Social Violence se termine sur une autre ballade intitulée Keep On Dancing qui, hélas, connaît une fin trop brutale. Cette somptueuse compo aurait gagné à durer plus longtemps avec une fin un peu plus soignée, ce qui pourtant n’enlève rien à l’interprétation de Fabulous Sheep. Le rythme est planant, les guitares agréables à l’écoute mais la voix hurlante du chanteur donne à Keep On Dancing sa véritable coloration rock punk. Une ballade certes mais qui, mine de rien, déménage beau faire! Quand on dit que les apparences sont parfois trompeuses, le quintet de Béziers ne se prive pas d’en apporter l’exemple.

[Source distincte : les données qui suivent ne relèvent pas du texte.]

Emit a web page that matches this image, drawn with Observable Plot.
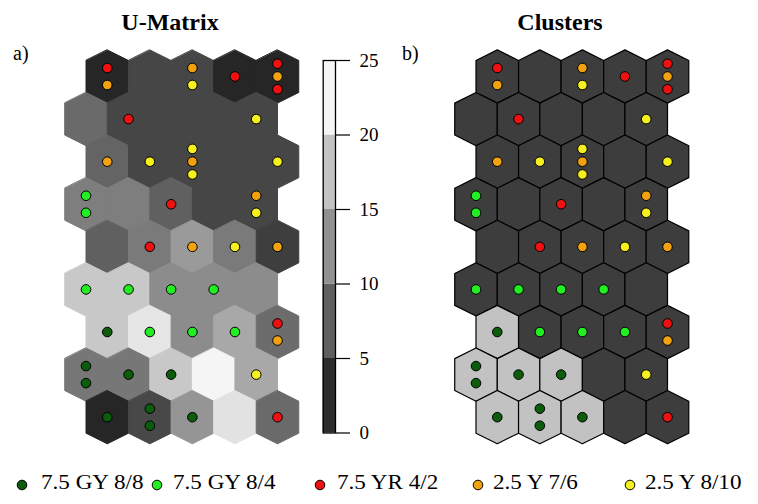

Les meilleurs opus arrivent souvent sans faire de bruit, sans un gros tapage médiatique. Social Violence fait partie de cette catégorie, quasiment ignoré par la France du rock mais, heureusement, certaines voix sont là pour rattraper le coup car Fabulous Sheep mérite toute notre reconnaissance. Timothée, Charles, Piero, Jack et Gabriel se sont véritablement surpassés pour nous offrir le meilleur, un travail de longue haleine duquel, au risque de se répéter, résulte un album complet, se baladant du post-punk à la new wave, allant même jusqu’à nous pondre une superbe chanson comme Mediterranean Cemetery.

Béziers n’est pas seulement la ville du rugby, c’est aussi et surtout la celle d’un groupe de caractère qui ne s’impose aucune barrière de langage. Qui écoute Social Violence une première fois l’adoptera inévitablement. Avec Fabulous Sheep et ce génial second opus, le rock français a trouvé sa voix!